Just last month I was discussing Ed Banfield’s work on “present orientedness” and the work it did in getting him to make mass incarceration the platform of the Republican party. I pointed out that his use of thicker psychological descriptions of individuals in justifying longer and more punitive criminal penalties was very consistent with behavioral economics, and wondered why current behavioral economics wasn’t used for more reactionary and conservative ends.
Karl Smith is concerned after reading this paper by Bryan Caplan and Scott Beaulier – Behavioral Economics and Perverse Effects of the Welfare State. It argues the conservative critique that welfare leaves people worse off using behavioral economic rationality, since normal microeconomics argues you can’t make someone worse off by giving him or her more choices. It even quotes Ed Banfield.
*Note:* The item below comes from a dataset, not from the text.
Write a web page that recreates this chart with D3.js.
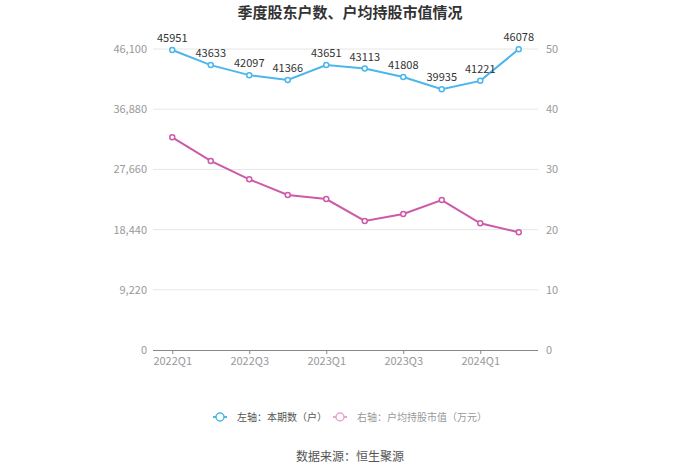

None of Smith’s commenters get his question, so I’ll give it a shot. Please kick in comments, as my behavioral economics is not very good and not at all formally learned (disclosure: conceptually I think it’s a dodge from having to make a real social critique). I understand why Smith’s commenters want some formalism, as the behavioral economics is being sprayed everywhere in an aerosol can manner. Take his main example. A lot of what you think about this kind of exercise will derive from what you think about this kind of example:
A simple numerical example can illustrate the link between helping the poor and harming them. Suppose that in the absence of government assistance, the true net benefit of having a child out-of-wedlock is -$25,000, but a teenage girl with self-serving bias [unrealistically optimistic and overconfident] believes it is only -$5000. Since she still sees the net benefits as negative she chooses to wait. But suppose the government offers $10,000 in assistance to unwed mothers. Then the perceived benefits rise to $5000, the teenage girl opts to have the baby, and ex post experiences a net benefit of -$25,000 + $10,000 = -$15,000.
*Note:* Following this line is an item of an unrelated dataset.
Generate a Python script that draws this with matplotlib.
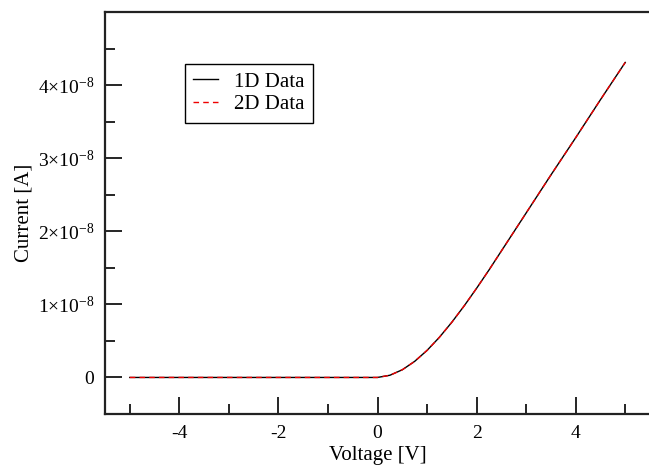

But shouldn’t loss aversion, one of the central pillars of behavioral economics, amplify the up-front costs of having a child? The pain and stress on the body are going to be a sure loss. And since government assistance is spread out over time, shouldn’t a hyperbolically discounting poor person care less about it? It seems a bit pick-and-choose.
As for Karl Smith’s specific worries about the welfare state: shouldn’t loss aversion, overconfidence, time-inconsistent discounting and difficulty following statistical probabilities lead a behavioral person to be made better off by universal health care and old age pensions? The probability of managing an individual investment portfolio as well as estimating the chances and subjective experience of being destitute in old age is difficult to estimate individually and the tail risk of the loss that occurs in poverty would be particularly painful. The same statement should be true for health care.
Same for unemployment insurance. One of the more curious behavioral responses is that people hate unemployment. They hate not being part of their productive community, they hate not contributing, they hate the loss of identity that one gets as someone who works. To an economist that’s b-a-n-a-n-a-s. Unemployment should be a pleasant vacation! But, last time I checked, it wasn’t (is that consistent with the latest frontiers in happiness research?).
That people are bad risks judges and hate losses should redouble our faith in social democratic insurance, not detract.